Now we are talking about a different phase of the war. Different troops doing a different job helping to democratize Iraq. This phase is not over and nobody in their right mind would imagine it is going to be quick.
Hugh White is obviously an educated man so why is it that he expects a nation like Iraq with its history, location and other baggage to be turned to democracy in a month or two.
Did the academics of the 40s harp on about how slow the US were at turning Japan and Germany into democracies? For that matter were they carping about how long it was taking the Allies to win World War 2?. Is this reaction a part of the
instant gratification society that we live in?
I don’t know the answers but I never expected the War against Terror to be over in months; I would expect it to take many more years and I would point out that Iraq is only a part of that war.
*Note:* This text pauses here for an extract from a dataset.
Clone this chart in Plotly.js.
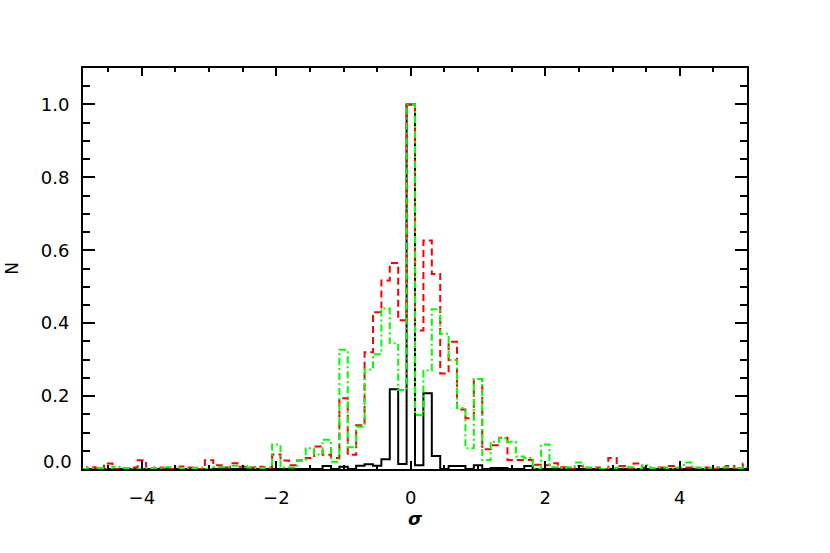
<!DOCTYPE html>
<html>
<head>
<meta charset="utf-8">
<script src="https://cdn.plot.ly/plotly-3.0.1.min.js"></script>
<style>html,body{margin:0;padding:0;background:#fff;}#chart{width:830px;height:553px;}</style>
</head>
<body>
<div id="chart"></div>
<script>
// bin centres (sigma)
var sigma = [-4.875,-4.75,-4.625,-4.5,-4.375,-4.25,-4.125,-4.0,-3.875,-3.75,-3.625,-3.5,-3.375,-3.25,-3.125,-3.0,
-2.875,-2.75,-2.625,-2.5,-2.375,-2.25,-2.125,-2.0,-1.875,-1.75,-1.625,-1.5,-1.375,-1.25,-1.125,-1.0,
-0.875,-0.75,-0.625,-0.5,-0.375,-0.25,-0.125,0.0,0.125,0.25,0.375,0.5,0.625,0.75,0.875,1.0,
1.125,1.25,1.375,1.5,1.625,1.75,1.875,2.0,2.125,2.25,2.375,2.5,2.625,2.75,2.875,3.0,
3.125,3.25,3.375,3.5,3.625,3.75,3.875,4.0,4.125,4.25,4.375,4.5,4.625,4.75,4.875,5.0];

var nBlack = [0,0,0,0,0,0,0,0,0,0,
0,0,0,0,0,0,0,0,0,0,
0,0,0,0,0,0,0,0,0,0.008,
0,0.006,0,0.009,0.013,0.009,0.027,0.219,0.014,1.0,
0.01,0.208,0.036,0,0.008,0.008,0,0.01,0,0.003,
0.003,0,0,0.008,0,0,0,0,0,0,
0,0,0,0,0,0,0,0,0,0,
0,0,0,0,0,0,0,0,0,0];

var nRed = [0,0.005,0,0.015,0,0,0.004,0.024,0,0.004,
0,0,0.007,0.004,0,0.024,0.01,0.004,0.016,0.006,
0.004,0.006,0.004,0.04,0.023,0.01,0.023,0.03,0.062,0.039,
0.03,0.194,0.039,0.12,0.32,0.43,0.517,0.565,0.408,1.0,
0.38,0.627,0.535,0.262,0.349,0.163,0.139,0.247,0.054,0.065,
0.086,0.025,0.025,0.025,0.012,0.01,0.016,0.005,0,0.008,
0,0.004,0,0.03,0.008,0,0.015,0.004,0,0.004,
0.008,0,0.004,0,0.004,0,0.004,0.008,0,0.015];

var nGreen = [0,0.003,0.003,0,0.006,0.003,0,0,0.003,0.003,
0.005,0.005,0,0.003,0.004,0,0.005,0.005,0.009,0.009,
0.004,0.003,0.004,0.067,0.004,0.004,0.025,0.057,0.04,0.08,
0.02,0.327,0.06,0.116,0.273,0.315,0.44,0.345,0.217,1.0,
0.148,0.27,0.438,0.371,0.299,0.167,0.057,0.247,0.025,0.075,
0.085,0.075,0.034,0.03,0,0.067,0.005,0.003,0.005,0.018,
0.004,0.004,0,0.003,0.004,0.005,0,0.01,0.003,0.004,
0,0.004,0.018,0.004,0,0.003,0.004,0.004,0.003,0.005];

var yTickVals = [0,0.2,0.4,0.6,0.8,1.0];
var yTickText = ['','0.2','0.4','0.6','0.8','1.0'];
var xTickVals = [-4,-2,0,2,4];
var xTickText = ['\u22124','\u22122','0','2','4'];

var traces = [
  {x: sigma, y: nBlack, type:'scatter', mode:'lines', line:{shape:'hvh', color:'#000000', width:2}, hoverinfo:'skip'},
  {x: sigma, y: nRed, type:'scatter', mode:'lines', line:{shape:'hvh', color:'#ff0000', width:2, dash:'7px,4px'}, hoverinfo:'skip'},
  {x: sigma, y: nGreen, type:'scatter', mode:'lines', line:{shape:'hvh', color:'#00ff00', width:2, dash:'7px,3px,2px,3px'}, hoverinfo:'skip'}
];

var fnt = {family:'DejaVu Sans, sans-serif', size:18, color:'#000'};
var layout = {
  width:830, height:553,
  margin:{l:83, r:83, t:68, b:84},
  paper_bgcolor:'#fff', plot_bgcolor:'#fff',
  showlegend:false,
  font: fnt,
  xaxis:{
    range:[-4.875,5], showgrid:false, zeroline:false,
    showline:true, linecolor:'#000', linewidth:2, mirror:'allticks',
    ticks:'inside', ticklen:8, tickwidth:2, tickcolor:'#000',
    tickvals:xTickVals, ticktext:xTickText, tickfont:fnt, ticklabelstandoff:11,
    minor:{ticks:'inside', ticklen:4, tickwidth:2, tickcolor:'#000', dtick:0.5, tick0:0, showgrid:false},
    title:{text:'<b><i>\u03c3</i></b>', font:{family:'DejaVu Sans, sans-serif', size:18, color:'#000'}, standoff:6}
  },
  yaxis:{
    range:[0,1.1], showgrid:false, zeroline:false,
    showline:true, linecolor:'#000', linewidth:2, mirror:'allticks',
    ticks:'inside', ticklen:12, tickwidth:2, tickcolor:'#000',
    tickvals:yTickVals, ticktext:yTickText, tickfont:fnt, ticklabelstandoff:8,
    minor:{ticks:'inside', ticklen:7, tickwidth:2, tickcolor:'#000', dtick:0.05, tick0:0, showgrid:false},
    title:{text:'N', font:{family:'DejaVu Sans, sans-serif', size:17, color:'#000'}, standoff:18}
  },
  annotations:[
    {xref:'paper', yref:'y', x:0, y:0.02, xanchor:'right', yanchor:'middle', xshift:-9, text:'0.0', showarrow:false, font:fnt}
  ]
};
Plotly.newPlot('chart', traces, layout, {staticPlot:true, displayModeBar:false});
</script>
</body>
</html>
Our leaders claim that we can make a difference by training Iraq’s security forces, so that Iraqis can defeat the insurgency and then get on with forming a government and a cohesive state. I’m sceptical. At the practical level, how can the coalition forces teach Iraqis to fight the insurgency when it is so clear that they cannot fight it effectively themselves? But more fundamentally, Iraq can’t build an effective army before there is an effective government for it to serve. Iraq’s security forces will do nothing to stabilise Iraq until they have an effective, legitimate and broadly supported government to follow.
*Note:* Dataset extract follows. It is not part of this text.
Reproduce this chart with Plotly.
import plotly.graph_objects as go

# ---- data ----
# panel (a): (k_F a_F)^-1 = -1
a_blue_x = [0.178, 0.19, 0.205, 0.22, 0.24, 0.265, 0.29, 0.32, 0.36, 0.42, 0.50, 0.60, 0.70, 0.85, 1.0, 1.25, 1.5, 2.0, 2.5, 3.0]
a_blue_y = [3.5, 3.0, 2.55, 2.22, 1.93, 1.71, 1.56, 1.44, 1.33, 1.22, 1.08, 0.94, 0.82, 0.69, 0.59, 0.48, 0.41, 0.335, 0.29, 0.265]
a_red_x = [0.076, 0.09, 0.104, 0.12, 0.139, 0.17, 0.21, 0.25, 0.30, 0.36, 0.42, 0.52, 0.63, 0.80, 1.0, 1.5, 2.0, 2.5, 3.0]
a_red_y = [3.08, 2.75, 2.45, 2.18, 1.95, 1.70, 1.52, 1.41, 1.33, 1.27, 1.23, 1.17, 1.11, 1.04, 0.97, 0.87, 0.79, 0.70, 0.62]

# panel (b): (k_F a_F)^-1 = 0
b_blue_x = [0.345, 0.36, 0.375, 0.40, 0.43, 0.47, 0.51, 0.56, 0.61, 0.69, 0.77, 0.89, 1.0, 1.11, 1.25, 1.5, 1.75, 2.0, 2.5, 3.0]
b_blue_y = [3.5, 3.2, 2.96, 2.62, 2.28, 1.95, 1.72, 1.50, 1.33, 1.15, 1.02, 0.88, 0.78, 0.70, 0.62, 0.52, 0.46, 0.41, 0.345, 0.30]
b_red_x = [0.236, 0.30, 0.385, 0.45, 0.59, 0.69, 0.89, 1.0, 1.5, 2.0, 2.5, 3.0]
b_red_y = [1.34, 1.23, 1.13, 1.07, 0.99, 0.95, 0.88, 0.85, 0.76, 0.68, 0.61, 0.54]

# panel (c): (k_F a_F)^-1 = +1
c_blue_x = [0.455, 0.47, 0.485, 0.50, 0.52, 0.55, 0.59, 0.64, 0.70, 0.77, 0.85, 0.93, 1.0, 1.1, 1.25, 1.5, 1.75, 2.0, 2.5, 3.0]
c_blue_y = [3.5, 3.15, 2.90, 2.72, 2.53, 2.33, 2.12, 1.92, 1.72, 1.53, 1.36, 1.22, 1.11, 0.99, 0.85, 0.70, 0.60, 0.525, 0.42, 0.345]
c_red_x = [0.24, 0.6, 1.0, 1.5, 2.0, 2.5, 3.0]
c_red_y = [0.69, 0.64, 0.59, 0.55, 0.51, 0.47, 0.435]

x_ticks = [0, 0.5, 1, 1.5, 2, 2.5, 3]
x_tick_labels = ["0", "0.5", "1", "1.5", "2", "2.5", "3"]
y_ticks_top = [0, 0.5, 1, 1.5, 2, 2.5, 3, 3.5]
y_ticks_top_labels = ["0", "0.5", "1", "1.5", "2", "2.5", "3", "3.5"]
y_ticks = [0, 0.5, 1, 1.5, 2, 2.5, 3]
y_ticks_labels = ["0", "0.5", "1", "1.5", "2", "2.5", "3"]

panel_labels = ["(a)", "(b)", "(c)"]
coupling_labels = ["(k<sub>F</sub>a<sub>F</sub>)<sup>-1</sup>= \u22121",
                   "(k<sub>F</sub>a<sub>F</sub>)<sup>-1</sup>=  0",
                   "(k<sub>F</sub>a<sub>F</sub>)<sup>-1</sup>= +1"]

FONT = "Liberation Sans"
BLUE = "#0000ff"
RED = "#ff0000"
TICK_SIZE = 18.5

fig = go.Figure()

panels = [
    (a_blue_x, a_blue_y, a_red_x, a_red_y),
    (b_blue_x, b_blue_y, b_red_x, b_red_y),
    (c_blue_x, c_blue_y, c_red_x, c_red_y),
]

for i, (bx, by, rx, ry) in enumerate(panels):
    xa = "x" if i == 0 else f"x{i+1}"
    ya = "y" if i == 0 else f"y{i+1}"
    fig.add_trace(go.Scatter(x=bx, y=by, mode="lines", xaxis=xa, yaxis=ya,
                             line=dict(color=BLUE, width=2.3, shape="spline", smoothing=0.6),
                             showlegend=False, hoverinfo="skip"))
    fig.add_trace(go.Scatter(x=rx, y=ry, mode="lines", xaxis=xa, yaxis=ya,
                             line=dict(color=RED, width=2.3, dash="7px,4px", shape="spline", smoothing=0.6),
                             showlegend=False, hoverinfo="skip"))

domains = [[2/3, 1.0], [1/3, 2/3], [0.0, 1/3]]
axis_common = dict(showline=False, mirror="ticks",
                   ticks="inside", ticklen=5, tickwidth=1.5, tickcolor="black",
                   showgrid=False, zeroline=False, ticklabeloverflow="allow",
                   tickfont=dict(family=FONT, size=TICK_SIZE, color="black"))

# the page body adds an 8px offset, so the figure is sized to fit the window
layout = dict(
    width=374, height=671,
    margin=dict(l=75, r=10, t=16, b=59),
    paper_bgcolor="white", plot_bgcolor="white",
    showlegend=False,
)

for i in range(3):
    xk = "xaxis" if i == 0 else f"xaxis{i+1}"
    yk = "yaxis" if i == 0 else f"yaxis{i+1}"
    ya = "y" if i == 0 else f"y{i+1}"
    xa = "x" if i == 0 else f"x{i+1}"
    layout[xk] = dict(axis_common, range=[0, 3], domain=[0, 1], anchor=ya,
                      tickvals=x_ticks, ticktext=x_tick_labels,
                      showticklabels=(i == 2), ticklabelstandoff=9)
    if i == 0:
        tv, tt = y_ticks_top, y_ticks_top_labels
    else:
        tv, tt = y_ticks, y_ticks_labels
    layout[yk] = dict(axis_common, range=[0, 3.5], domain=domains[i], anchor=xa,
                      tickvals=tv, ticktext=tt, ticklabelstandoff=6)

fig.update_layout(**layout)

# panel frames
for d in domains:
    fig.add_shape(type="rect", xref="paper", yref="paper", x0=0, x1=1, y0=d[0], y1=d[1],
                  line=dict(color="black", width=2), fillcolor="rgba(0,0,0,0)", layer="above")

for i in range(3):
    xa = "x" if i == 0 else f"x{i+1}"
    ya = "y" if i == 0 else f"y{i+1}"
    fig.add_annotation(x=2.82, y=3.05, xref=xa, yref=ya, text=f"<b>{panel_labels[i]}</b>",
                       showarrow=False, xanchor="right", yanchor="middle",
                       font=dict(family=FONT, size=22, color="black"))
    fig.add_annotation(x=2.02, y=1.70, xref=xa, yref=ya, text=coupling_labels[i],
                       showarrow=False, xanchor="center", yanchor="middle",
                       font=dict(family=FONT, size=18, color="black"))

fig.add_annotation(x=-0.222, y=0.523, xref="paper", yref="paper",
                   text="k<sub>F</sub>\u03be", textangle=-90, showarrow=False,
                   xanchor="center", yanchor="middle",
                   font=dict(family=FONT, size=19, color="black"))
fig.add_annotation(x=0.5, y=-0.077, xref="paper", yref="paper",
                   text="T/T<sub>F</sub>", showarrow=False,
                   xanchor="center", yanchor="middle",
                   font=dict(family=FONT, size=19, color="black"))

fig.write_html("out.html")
…so that Iraqis can defeat the insurgency and then get on with forming a government and a cohesive state.
As phases often run in parallel, not in sequence, there is nothing to say that the insurgency has to be defeated
before forming a government and a cohesive state.
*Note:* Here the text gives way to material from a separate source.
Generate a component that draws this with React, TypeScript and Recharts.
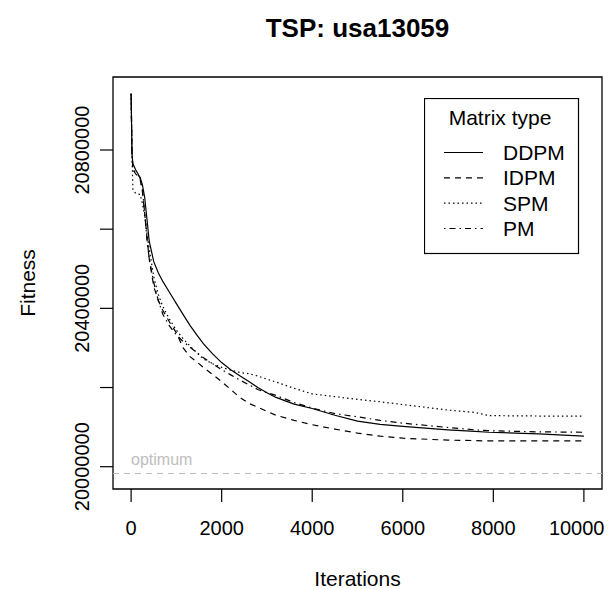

….how can the coalition forces teach Iraqis to fight the insurgency when it is so clear that they cannot fight it effectively themselves?
Well thats a subjective statement and not universally accepted as true. Whatever people like Hugh White may say the situation is progressing toward full Government by the Iraqis notwithstanding the fact that the doomsayers have predicted failure for every step.
Iraq can start building an effective army before there is an effective government for them to serve. What does White suggest; that we wait until the day after to even start training the troops. Not smart.
The conception at the heart of this enterprise was that, if a fully functioning liberal democratic Iraq did not spring spontaneously from the ashes of Saddam’s dictatorship, it could be speedily and efficiently conjured by the application of American power. Especially military power; the whole project was, after all, a Pentagon initiative.
This misconception was powered by a misunderstanding of the nature and limits of armed force. Armies are good at fighting other armies, but they are of limited use for anything else. The contrary view is the beguiling illusion that military force can be used to achieve political goals and promote values, rather than secure purely military objectives.
Military force has been used to achieve political goals for as long as we have recorded history as often a precursor to achieving political goals is the destruction of the enemies ability to wage war. If, as White suggests the insurgents are still active, and they obviously are, then there is a continuing role for the military, but his statement seems to suggest that the military are the only agency in place – they aren’t. The US aren’t using the miliatry to advise on how to run elections, how to set up beauracries, how to establish and maintain utilities. They are using the military to keep the terrorists back while civil servants and beaurocrats do their thing.
It’s easy to say Iraq is a “mess” but this perception is fed by the media and it’s attraction to ten second audio and video bites of bombings and kidnappings. There is a lot more to see if you look and I’m not convinced Hugh White looks for anything that would challenge is preconceived opinion of the war and Bush and Howard.